## Input for this task

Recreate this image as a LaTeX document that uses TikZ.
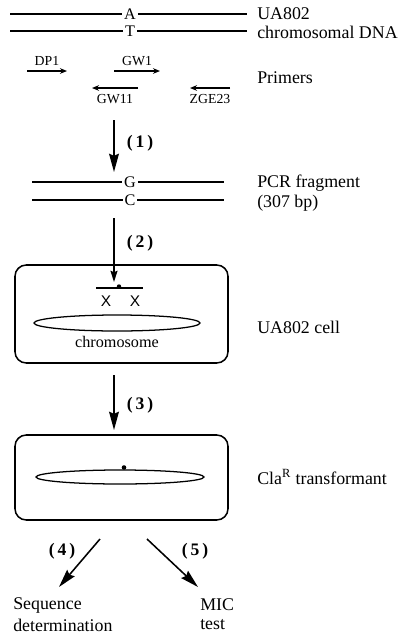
\documentclass[tikz,border=0pt]{standalone}
\usepackage{fontspec}
\setmainfont{Liberation Serif}
\newfontfamily\xfont{Liberation Sans}
\usetikzlibrary{arrows.meta}

\begin{document}
\begin{tikzpicture}[x=0.025cm,y=-0.025cm,
    dna/.style={line width=1pt},
    base/.style={inner sep=1.2pt,font=\fontsize{11.5}{13}\selectfont},
    primer/.style={line width=0.8pt,-{Stealth[length=5pt,width=4pt]}},
    plab/.style={font=\fontsize{9.8}{11}\selectfont},
    lab/.style={anchor=west,inner sep=0pt,font=\fontsize{12.7}{14}\selectfont},
    bigarrow/.style={line width=1.1pt,-{Stealth[length=13pt,width=7pt,inset=1.5pt]}},
    num/.style={font=\bfseries\fontsize{12.5}{14}\selectfont},
    cell/.style={draw,line width=1.1pt,rounded corners=8pt}]
  \useasboundingbox (0,0) rectangle (400,640);

  % chromosomal DNA
  \node[base] (A) at (130,14) {A};
  \node[base] (T) at (130,31) {T};
  \draw[dna] (10,14) -- (A) -- (247,14);
  \draw[dna] (10,31) -- (T) -- (247,31);
  \node[lab] (ua) at (257,14) {UA802};
  \node[lab] (chrdna) at (257,32) {chromosomal DNA};

  % primers
  \draw[primer] (27,71) -- node[plab,above] (dp1) {DP1} (67,71);
  \draw[primer] (114,71) -- node[plab,above] (gw1) {GW1} (160,71);
  \draw[primer] (138,88) -- node[plab,below=1pt] (gw11) {GW11} (92,88);
  \draw[primer] (230,88) -- node[plab,below=1pt] (zge) {ZGE23} (190,88);
  \node[lab] (primers) at (257,78) {Primers};

  % (1)
  \coordinate (s1) at (114,120);
  \coordinate (e1) at (114,172);
  \draw[bigarrow] (s1) -- (e1);
  \node[num] (n1) at (140,143) {(\,1\,)};

  % PCR fragment
  \node[base] (G) at (130,182) {G};
  \node[base] (C) at (130,200) {C};
  \draw[dna] (32,182) -- (G) -- (224,182);
  \draw[dna] (32,200) -- (C) -- (224,200);
  \node[lab] (pcr) at (257,183) {PCR fragment};
  \node[lab] (bp) at (257,203) {(307 bp)};

  % (2)
  \coordinate (s2) at (114,218);
  \coordinate (e2) at (114,282);
  \draw[line width=0.9pt,-{Stealth[length=8pt,width=5pt,inset=1pt]}] (s2) -- (e2);
  \node[num] (n2) at (140,243) {(\,2\,)};

  % UA802 cell
  \draw[cell] (15,265) rectangle (228,363);
  \draw[dna] (96,288) -- (143,288);
  \fill (119,286.5) circle (2.2);
  \node[font=\xfont\fontsize{11}{13}\selectfont] (x1) at (106,301) {X};
  \node[font=\xfont\fontsize{11}{13}\selectfont] (x2) at (135,301) {X};
  \draw[line width=0.9pt] (117,323) ellipse [x radius=83, y radius=8];
  \node[base] (chrom) at (117,342) {chromosome};
  \node[lab] (cell1) at (257,327) {UA802 cell};

  % (3)
  \coordinate (s3) at (114,375);
  \coordinate (e3) at (114,430);
  \draw[bigarrow] (s3) -- (e3);
  \node[num] (n3) at (140,405) {(\,3\,)};

  % ClaR transformant
  \draw[cell] (15,435) rectangle (228,520);
  \draw[line width=0.9pt] (120,477) ellipse [x radius=84, y radius=7];
  \fill (124,467.5) circle (2.3);
  \node[lab] (trans) at (257,477) {Cla\textsuperscript{R} transformant};

  % (4) and (5)
  \coordinate (s4) at (100,539);
  \coordinate (e4) at (59,587);
  \coordinate (s5) at (147,539);
  \coordinate (e5) at (198,587);
  \draw[bigarrow] (s4) -- (e4);
  \draw[bigarrow] (s5) -- (e5);
  \node[num] (n4) at (62,551) {(\,4\,)};
  \node[num] (n5) at (195,551) {(\,5\,)};
  \node[lab] (seq) at (13,605) {Sequence};
  \node[lab] (det) at (13,625) {determination};
  \node[lab] (mic) at (200,605) {MIC};
  \node[lab] (test) at (200,625) {test};
\end{tikzpicture}
\end{document}
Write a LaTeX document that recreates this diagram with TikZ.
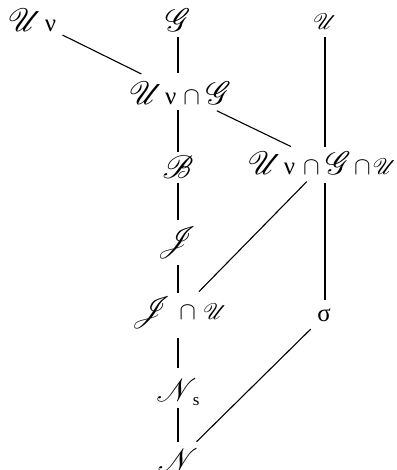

## Direction
Look through the entries above. Extract each line with the word "LaTeX".

## Written solution
Recreate this image as a LaTeX document that uses TikZ.
Write a LaTeX document that recreates this diagram with TikZ.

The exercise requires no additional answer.